- REQUIRED TASK -
Nothing but the lines from the top of the data to the line holding "orange_y = [1.86, 3.85, 3.28, 3.95, 3.21]" should be printed, word for word and both ends included; leave the pictures out.

- PROVIDED MATERIAL -
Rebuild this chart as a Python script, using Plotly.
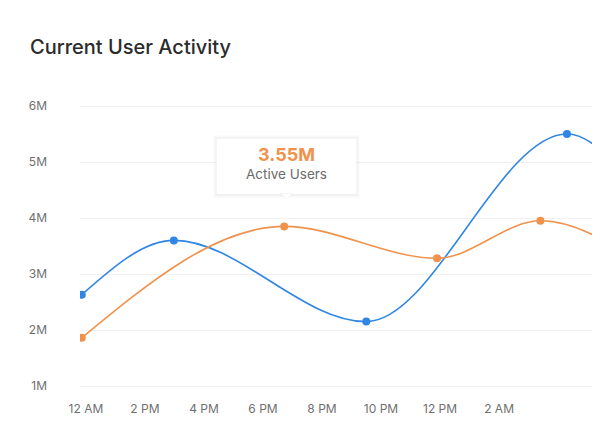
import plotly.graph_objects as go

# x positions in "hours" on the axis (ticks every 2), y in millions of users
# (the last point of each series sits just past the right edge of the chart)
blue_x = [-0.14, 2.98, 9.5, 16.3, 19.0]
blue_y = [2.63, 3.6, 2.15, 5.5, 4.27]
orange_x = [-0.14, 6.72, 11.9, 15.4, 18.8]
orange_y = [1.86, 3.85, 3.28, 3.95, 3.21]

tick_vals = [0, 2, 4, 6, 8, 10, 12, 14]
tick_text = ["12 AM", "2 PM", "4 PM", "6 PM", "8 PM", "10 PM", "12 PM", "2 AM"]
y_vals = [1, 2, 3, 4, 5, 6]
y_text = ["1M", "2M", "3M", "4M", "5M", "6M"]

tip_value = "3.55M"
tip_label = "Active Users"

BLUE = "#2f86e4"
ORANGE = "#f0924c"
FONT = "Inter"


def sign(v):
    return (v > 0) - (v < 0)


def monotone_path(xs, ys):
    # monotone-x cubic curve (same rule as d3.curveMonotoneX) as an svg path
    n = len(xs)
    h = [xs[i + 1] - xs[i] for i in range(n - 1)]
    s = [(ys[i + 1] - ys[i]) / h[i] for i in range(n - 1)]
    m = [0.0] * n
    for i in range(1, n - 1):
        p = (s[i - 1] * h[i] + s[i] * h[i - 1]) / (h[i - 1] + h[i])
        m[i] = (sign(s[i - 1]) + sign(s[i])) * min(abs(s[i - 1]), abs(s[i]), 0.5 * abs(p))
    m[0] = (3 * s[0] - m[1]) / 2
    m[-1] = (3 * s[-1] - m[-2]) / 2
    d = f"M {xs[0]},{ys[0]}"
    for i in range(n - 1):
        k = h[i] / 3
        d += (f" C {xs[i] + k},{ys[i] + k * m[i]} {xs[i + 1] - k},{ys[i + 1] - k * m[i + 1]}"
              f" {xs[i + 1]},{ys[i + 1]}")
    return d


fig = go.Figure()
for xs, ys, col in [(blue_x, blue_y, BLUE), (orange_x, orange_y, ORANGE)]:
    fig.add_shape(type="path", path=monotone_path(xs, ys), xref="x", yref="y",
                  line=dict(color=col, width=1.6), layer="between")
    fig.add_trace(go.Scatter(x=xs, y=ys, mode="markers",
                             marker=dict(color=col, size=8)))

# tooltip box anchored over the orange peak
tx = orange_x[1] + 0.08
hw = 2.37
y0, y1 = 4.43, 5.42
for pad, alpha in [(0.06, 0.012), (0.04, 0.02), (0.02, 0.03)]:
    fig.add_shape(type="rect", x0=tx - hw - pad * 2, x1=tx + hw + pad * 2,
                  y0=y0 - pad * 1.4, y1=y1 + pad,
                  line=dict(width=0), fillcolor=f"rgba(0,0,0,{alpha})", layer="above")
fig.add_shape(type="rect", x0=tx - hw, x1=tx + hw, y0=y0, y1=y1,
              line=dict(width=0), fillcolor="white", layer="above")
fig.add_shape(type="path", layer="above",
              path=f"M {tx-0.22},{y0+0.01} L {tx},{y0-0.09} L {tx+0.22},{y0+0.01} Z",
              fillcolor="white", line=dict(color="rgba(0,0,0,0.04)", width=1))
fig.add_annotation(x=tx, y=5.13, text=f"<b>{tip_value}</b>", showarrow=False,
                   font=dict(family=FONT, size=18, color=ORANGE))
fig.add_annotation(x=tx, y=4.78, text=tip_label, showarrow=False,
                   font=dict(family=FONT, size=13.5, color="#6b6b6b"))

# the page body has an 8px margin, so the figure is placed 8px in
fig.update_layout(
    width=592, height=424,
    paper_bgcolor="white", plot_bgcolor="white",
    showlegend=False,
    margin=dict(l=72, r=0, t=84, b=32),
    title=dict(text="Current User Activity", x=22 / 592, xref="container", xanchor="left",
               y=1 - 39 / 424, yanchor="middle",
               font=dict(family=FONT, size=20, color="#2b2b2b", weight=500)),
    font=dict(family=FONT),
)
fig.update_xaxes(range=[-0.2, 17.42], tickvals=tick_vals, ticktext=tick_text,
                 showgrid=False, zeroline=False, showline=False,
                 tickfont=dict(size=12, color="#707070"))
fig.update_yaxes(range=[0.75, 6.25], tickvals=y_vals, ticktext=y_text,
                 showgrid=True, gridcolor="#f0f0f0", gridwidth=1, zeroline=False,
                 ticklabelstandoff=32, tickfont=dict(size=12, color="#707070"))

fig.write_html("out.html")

- RESPONSE TO THIS TASK -
Rebuild this chart as a Python script, using Plotly.
import plotly.graph_objects as go

# x positions in "hours" on the axis (ticks every 2), y in millions of users
# (the last point of each series sits just past the right edge of the chart)
blue_x = [-0.14, 2.98, 9.5, 16.3, 19.0]
blue_y = [2.63, 3.6, 2.15, 5.5, 4.27]
orange_x = [-0.14, 6.72, 11.9, 15.4, 18.8]
orange_y = [1.86, 3.85, 3.28, 3.95, 3.21]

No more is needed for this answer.